↓
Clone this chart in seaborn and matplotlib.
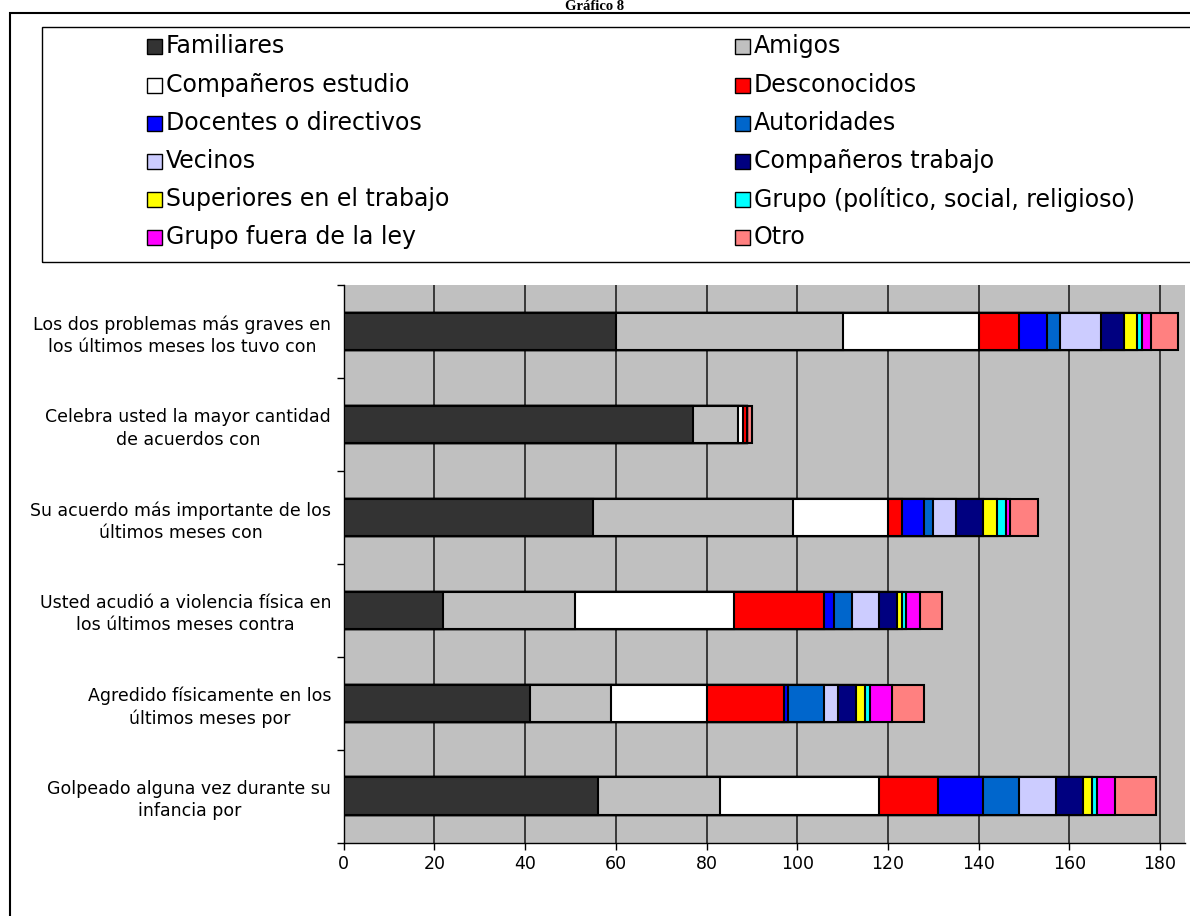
import matplotlib
matplotlib.use("Agg")
import matplotlib.pyplot as plt
import seaborn as sns
import numpy as np
import pandas as pd
from matplotlib.patches import Rectangle

sns.set_theme(style="white")
plt.rcParams['font.family'] = ['DejaVu Sans']
plt.rcParams['text.color'] = 'black'
plt.rcParams['xtick.color'] = 'black'
plt.rcParams['ytick.color'] = 'black'
plt.rcParams['xtick.labelcolor'] = 'black'
plt.rcParams['ytick.labelcolor'] = 'black'

categories = [
    "Los dos problemas más graves en\nlos últimos meses los tuvo con",
    "Celebra usted la mayor cantidad\nde acuerdos con",
    "Su acuerdo más importante de los\núltimos meses con",
    "Usted acudió a violencia física en\nlos últimos meses contra",
    "Agredido físicamente en los\núltimos meses por",
    "Golpeado alguna vez durante su\ninfancia por",
]

series = ["Familiares", "Amigos", "Compañeros estudio", "Desconocidos",
          "Docentes o directivos", "Autoridades", "Vecinos", "Compañeros trabajo",
          "Superiores en el trabajo", "Grupo (político, social, religioso)",
          "Grupo fuera de la ley", "Otro"]

familiares = [60, 77, 55, 22, 41, 56]
amigos = [50, 10, 44, 29, 18, 27]
companeros_estudio = [30, 1, 21, 35, 21, 35]
desconocidos = [9, 1, 3, 20, 17, 13]
docentes = [6, 0, 5, 2, 1, 10]
autoridades = [3, 0, 2, 4, 8, 8]
vecinos = [9, 0, 5, 6, 3, 8]
companeros_trabajo = [5, 0, 6, 4, 4, 6]
superiores = [3, 0, 3, 1, 2, 2]
grupo = [1, 0, 2, 1, 1, 1]
grupo_fuera_ley = [2, 0, 1, 3, 5, 4]
otro = [6, 1, 6, 5, 7, 9]

values = [familiares, amigos, companeros_estudio, desconocidos, docentes,
          autoridades, vecinos, companeros_trabajo, superiores, grupo,
          grupo_fuera_ley, otro]

colors = ["#333333", "#C0C0C0", "#FFFFFF", "#FF0000", "#0000FF", "#0066CC",
          "#CCCCFF", "#000080", "#FFFF00", "#00FFFF", "#FF00FF", "#FF8080"]

xticks = [0, 20, 40, 60, 80, 100, 120, 140, 160, 180]

W, H = 1190, 916
fig = plt.figure(figsize=(W / 100, H / 100), dpi=100)
fig.patch.set_facecolor("white")

def fx(px):
    return px / W

def fy(py):
    return 1 - py / H

# Outer frame
fig.patches.append(Rectangle((fx(10), fy(1000)), fx(1200) - fx(10), fy(13) - fy(1000),
                             transform=fig.transFigure, fill=False,
                             edgecolor="black", linewidth=1.5))
# Title
fig.text(0.5, fy(0.5), "Gráfico 8", ha="center", va="top", fontsize=10.5,
         fontweight="bold", family=["Liberation Serif", "DejaVu Serif"])

# Legend box
fig.patches.append(Rectangle((fx(42), fy(262)), fx(1250) - fx(42), fy(27) - fy(262),
                             transform=fig.transFigure, fill=False,
                             edgecolor="black", linewidth=1.0))
row_y = [46, 85, 123, 161, 199, 237]
for i, (name, col) in enumerate(zip(series, colors)):
    r, c = i // 2, i % 2
    mx = 147 if c == 0 else 735
    y = row_y[r]
    fig.patches.append(Rectangle((fx(mx), fy(y + 8)), fx(15), 15 / H,
                                 transform=fig.transFigure, facecolor=col,
                                 edgecolor="black", linewidth=1.0))
    fig.text(fx(mx + 19), fy(y), name, ha="left", va="center", fontsize=17)

# Plot area
ax = fig.add_axes([fx(343.7), fy(842.5), fx(1185) - fx(343.7), fy(285) - fy(842.5)])
ax.set_facecolor("#C0C0C0")

df = pd.DataFrame({"cat": categories})
cum = np.cumsum(np.array(values), axis=0)
for k in range(len(series) - 1, -1, -1):
    df["v"] = cum[k]
    sns.barplot(data=df, x="v", y="cat", orient="h", color=colors[k],
                saturation=1, width=0.4, edgecolor="black", linewidth=1.5,
                ax=ax, zorder=3)

ax.set_xlim(0, 185.5)
ax.set_ylim(len(categories) - 0.5, -0.5)
ax.set_xticks(xticks)
ax.set_xticklabels([str(t) for t in xticks], fontsize=12.5)
ax.set_yticks(range(len(categories)))
ax.set_yticklabels(categories, fontsize=12.5, linespacing=1.3,
                   multialignment="center")
ax.set_xlabel("")
ax.set_ylabel("")
ax.grid(False)
for t in xticks[1:]:
    ax.axvline(t, color="#222222", linewidth=1.2, zorder=1)

ax.set_yticks(np.arange(-0.5, len(categories), 1.0), minor=True)
ax.tick_params(axis="y", which="major", length=0, pad=9)
ax.tick_params(axis="y", which="minor", length=5, width=1, color="black", direction="out", left=True)
ax.tick_params(axis="x", which="major", length=5, width=1, color="black", direction="out", bottom=True, pad=4)
for s in ["top", "right"]:
    ax.spines[s].set_visible(False)
for s in ["left", "bottom"]:
    ax.spines[s].set_visible(True)
    ax.spines[s].set_color("black")
    ax.spines[s].set_linewidth(1.0)

fig.savefig("out.png", dpi=100)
↑
PROMPT.
From the first line of the listing above, repeat every line through the one holding "plt.rcParams['ytick.labelcolor'] = 'black'". Both ends count, and pictures stay out.

FULL SOLUTION.
Clone this chart in seaborn and matplotlib.
import matplotlib
matplotlib.use("Agg")
import matplotlib.pyplot as plt
import seaborn as sns
import numpy as np
import pandas as pd
from matplotlib.patches import Rectangle

sns.set_theme(style="white")
plt.rcParams['font.family'] = ['DejaVu Sans']
plt.rcParams['text.color'] = 'black'
plt.rcParams['xtick.color'] = 'black'
plt.rcParams['ytick.color'] = 'black'
plt.rcParams['xtick.labelcolor'] = 'black'
plt.rcParams['ytick.labelcolor'] = 'black'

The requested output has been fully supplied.